• [Exercise prompt] Give back only the lines in the records below from the one with "Generate a Python" to the one with "fontsize=fs, color='#000000')", both inclusive, word for word.

• [Stored records]
::::

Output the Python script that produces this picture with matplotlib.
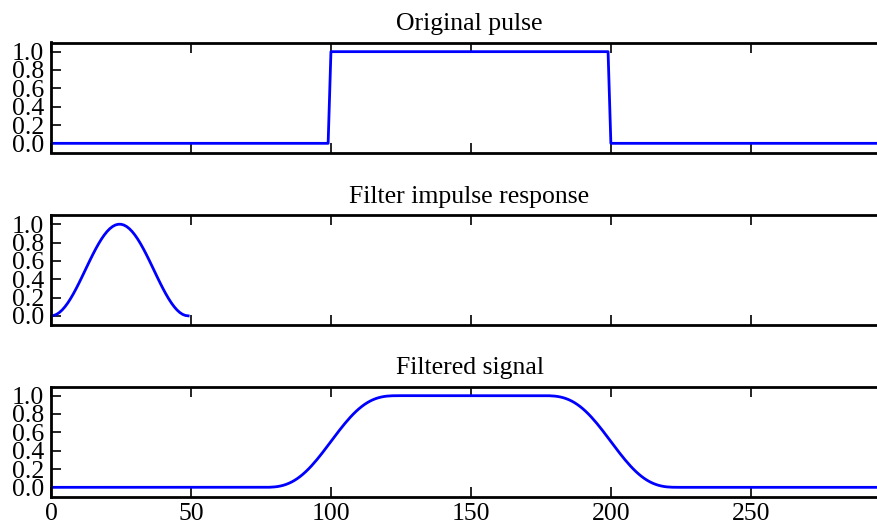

::::

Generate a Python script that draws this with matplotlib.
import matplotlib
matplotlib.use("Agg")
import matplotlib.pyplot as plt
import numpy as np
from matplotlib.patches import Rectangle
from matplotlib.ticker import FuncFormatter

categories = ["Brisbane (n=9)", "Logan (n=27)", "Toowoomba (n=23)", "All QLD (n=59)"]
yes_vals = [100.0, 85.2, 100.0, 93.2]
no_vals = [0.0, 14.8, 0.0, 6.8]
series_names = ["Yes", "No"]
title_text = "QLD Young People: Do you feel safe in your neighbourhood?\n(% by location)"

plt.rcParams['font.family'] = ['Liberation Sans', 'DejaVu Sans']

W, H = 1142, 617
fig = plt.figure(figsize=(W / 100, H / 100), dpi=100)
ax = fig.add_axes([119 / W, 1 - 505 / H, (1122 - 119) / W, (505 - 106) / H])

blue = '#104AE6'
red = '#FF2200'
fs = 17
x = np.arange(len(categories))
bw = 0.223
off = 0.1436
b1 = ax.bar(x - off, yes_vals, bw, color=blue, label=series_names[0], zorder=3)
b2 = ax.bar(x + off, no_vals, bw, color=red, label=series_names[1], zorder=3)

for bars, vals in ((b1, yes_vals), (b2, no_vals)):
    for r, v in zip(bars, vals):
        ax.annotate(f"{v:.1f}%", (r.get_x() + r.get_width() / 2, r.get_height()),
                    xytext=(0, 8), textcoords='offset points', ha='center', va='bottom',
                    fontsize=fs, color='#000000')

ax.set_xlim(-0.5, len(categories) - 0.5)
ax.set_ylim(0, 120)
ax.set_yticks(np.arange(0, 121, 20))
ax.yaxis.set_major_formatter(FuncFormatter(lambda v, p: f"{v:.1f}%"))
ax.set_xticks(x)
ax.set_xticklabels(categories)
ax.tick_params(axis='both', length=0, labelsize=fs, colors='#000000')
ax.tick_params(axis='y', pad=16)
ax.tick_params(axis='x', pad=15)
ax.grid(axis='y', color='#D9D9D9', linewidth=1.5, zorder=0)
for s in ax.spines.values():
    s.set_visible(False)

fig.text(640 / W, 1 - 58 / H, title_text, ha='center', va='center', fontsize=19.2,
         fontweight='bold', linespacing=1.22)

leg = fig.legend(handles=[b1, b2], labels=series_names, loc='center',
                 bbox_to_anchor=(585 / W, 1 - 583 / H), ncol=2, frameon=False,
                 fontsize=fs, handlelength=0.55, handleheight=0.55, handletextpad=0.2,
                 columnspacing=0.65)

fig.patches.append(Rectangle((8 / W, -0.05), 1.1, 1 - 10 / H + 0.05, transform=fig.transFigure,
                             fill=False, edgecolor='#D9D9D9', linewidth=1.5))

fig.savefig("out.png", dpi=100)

::::

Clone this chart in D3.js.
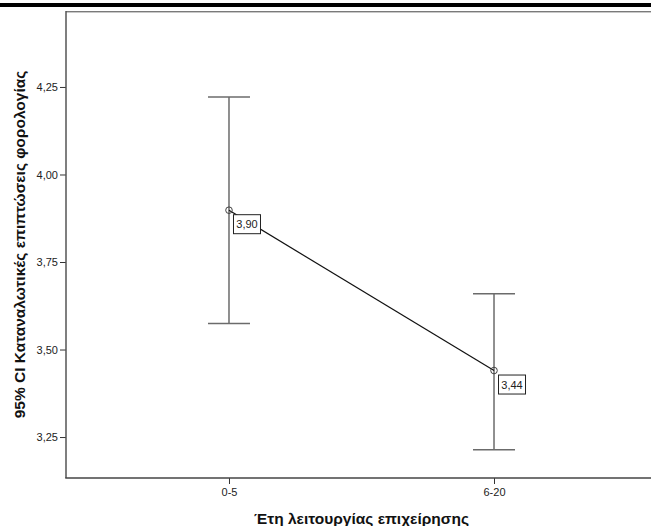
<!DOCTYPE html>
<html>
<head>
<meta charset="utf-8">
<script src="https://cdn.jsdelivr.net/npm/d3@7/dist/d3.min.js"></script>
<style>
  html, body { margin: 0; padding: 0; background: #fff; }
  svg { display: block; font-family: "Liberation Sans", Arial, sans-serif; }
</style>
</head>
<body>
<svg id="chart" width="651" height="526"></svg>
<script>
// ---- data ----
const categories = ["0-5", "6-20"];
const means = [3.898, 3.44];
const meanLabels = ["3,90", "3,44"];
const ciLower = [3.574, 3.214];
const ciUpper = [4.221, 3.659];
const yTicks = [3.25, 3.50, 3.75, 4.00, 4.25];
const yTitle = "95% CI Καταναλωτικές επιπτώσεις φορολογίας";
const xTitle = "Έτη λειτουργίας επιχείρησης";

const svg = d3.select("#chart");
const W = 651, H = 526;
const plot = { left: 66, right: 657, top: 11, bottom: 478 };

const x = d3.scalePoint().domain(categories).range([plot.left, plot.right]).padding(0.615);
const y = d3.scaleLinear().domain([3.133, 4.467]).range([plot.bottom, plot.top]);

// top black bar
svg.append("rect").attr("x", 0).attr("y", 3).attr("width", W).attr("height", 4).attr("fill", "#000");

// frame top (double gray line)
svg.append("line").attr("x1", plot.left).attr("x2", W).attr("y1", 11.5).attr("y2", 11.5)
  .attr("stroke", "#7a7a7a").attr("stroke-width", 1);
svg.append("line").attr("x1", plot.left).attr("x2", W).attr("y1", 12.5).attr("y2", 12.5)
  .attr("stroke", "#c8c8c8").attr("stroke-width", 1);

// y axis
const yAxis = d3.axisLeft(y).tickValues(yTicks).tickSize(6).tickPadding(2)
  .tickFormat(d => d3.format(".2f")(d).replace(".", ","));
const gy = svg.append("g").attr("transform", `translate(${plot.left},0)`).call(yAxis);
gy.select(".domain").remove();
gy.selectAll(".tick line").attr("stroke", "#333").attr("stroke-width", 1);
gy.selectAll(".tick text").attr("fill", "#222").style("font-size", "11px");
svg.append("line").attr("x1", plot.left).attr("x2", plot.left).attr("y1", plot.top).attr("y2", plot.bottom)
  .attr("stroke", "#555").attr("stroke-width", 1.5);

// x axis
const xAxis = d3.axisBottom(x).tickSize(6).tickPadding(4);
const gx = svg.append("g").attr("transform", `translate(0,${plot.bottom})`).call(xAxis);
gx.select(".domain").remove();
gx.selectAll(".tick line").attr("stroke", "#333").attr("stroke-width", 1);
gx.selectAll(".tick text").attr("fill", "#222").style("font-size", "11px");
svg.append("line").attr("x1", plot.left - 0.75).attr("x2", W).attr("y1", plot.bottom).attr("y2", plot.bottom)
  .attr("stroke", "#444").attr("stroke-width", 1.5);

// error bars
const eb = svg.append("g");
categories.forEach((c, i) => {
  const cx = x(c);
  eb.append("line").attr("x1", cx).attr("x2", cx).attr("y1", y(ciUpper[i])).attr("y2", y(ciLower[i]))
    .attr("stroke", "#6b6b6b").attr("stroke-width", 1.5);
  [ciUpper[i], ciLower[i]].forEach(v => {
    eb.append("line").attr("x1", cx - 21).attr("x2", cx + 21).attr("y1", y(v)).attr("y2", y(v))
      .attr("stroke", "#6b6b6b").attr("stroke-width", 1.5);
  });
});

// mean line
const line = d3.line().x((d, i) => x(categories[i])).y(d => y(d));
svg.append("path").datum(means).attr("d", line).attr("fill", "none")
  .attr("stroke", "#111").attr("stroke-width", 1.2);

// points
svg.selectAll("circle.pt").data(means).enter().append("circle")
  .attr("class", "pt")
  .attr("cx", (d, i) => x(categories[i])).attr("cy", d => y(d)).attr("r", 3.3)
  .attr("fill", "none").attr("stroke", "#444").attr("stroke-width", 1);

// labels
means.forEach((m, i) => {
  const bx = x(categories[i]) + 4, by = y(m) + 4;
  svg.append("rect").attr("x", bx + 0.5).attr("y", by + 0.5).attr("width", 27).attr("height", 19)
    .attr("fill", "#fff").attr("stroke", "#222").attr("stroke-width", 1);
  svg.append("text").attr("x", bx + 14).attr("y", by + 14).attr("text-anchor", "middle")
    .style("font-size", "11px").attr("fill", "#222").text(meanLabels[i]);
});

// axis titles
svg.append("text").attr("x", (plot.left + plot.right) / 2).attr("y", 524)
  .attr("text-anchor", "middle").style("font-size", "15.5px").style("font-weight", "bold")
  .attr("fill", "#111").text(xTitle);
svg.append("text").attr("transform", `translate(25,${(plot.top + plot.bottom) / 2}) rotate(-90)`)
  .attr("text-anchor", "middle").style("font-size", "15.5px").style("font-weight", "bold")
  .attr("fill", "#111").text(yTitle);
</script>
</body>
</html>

::::

• [Answer in full]
Generate a Python script that draws this with matplotlib.
import matplotlib
matplotlib.use("Agg")
import matplotlib.pyplot as plt
import numpy as np
from matplotlib.patches import Rectangle
from matplotlib.ticker import FuncFormatter

categories = ["Brisbane (n=9)", "Logan (n=27)", "Toowoomba (n=23)", "All QLD (n=59)"]
yes_vals = [100.0, 85.2, 100.0, 93.2]
no_vals = [0.0, 14.8, 0.0, 6.8]
series_names = ["Yes", "No"]
title_text = "QLD Young People: Do you feel safe in your neighbourhood?\n(% by location)"

plt.rcParams['font.family'] = ['Liberation Sans', 'DejaVu Sans']

W, H = 1142, 617
fig = plt.figure(figsize=(W / 100, H / 100), dpi=100)
ax = fig.add_axes([119 / W, 1 - 505 / H, (1122 - 119) / W, (505 - 106) / H])

blue = '#104AE6'
red = '#FF2200'
fs = 17
x = np.arange(len(categories))
bw = 0.223
off = 0.1436
b1 = ax.bar(x - off, yes_vals, bw, color=blue, label=series_names[0], zorder=3)
b2 = ax.bar(x + off, no_vals, bw, color=red, label=series_names[1], zorder=3)

for bars, vals in ((b1, yes_vals), (b2, no_vals)):
    for r, v in zip(bars, vals):
        ax.annotate(f"{v:.1f}%", (r.get_x() + r.get_width() / 2, r.get_height()),
                    xytext=(0, 8), textcoords='offset points', ha='center', va='bottom',
                    fontsize=fs, color='#000000')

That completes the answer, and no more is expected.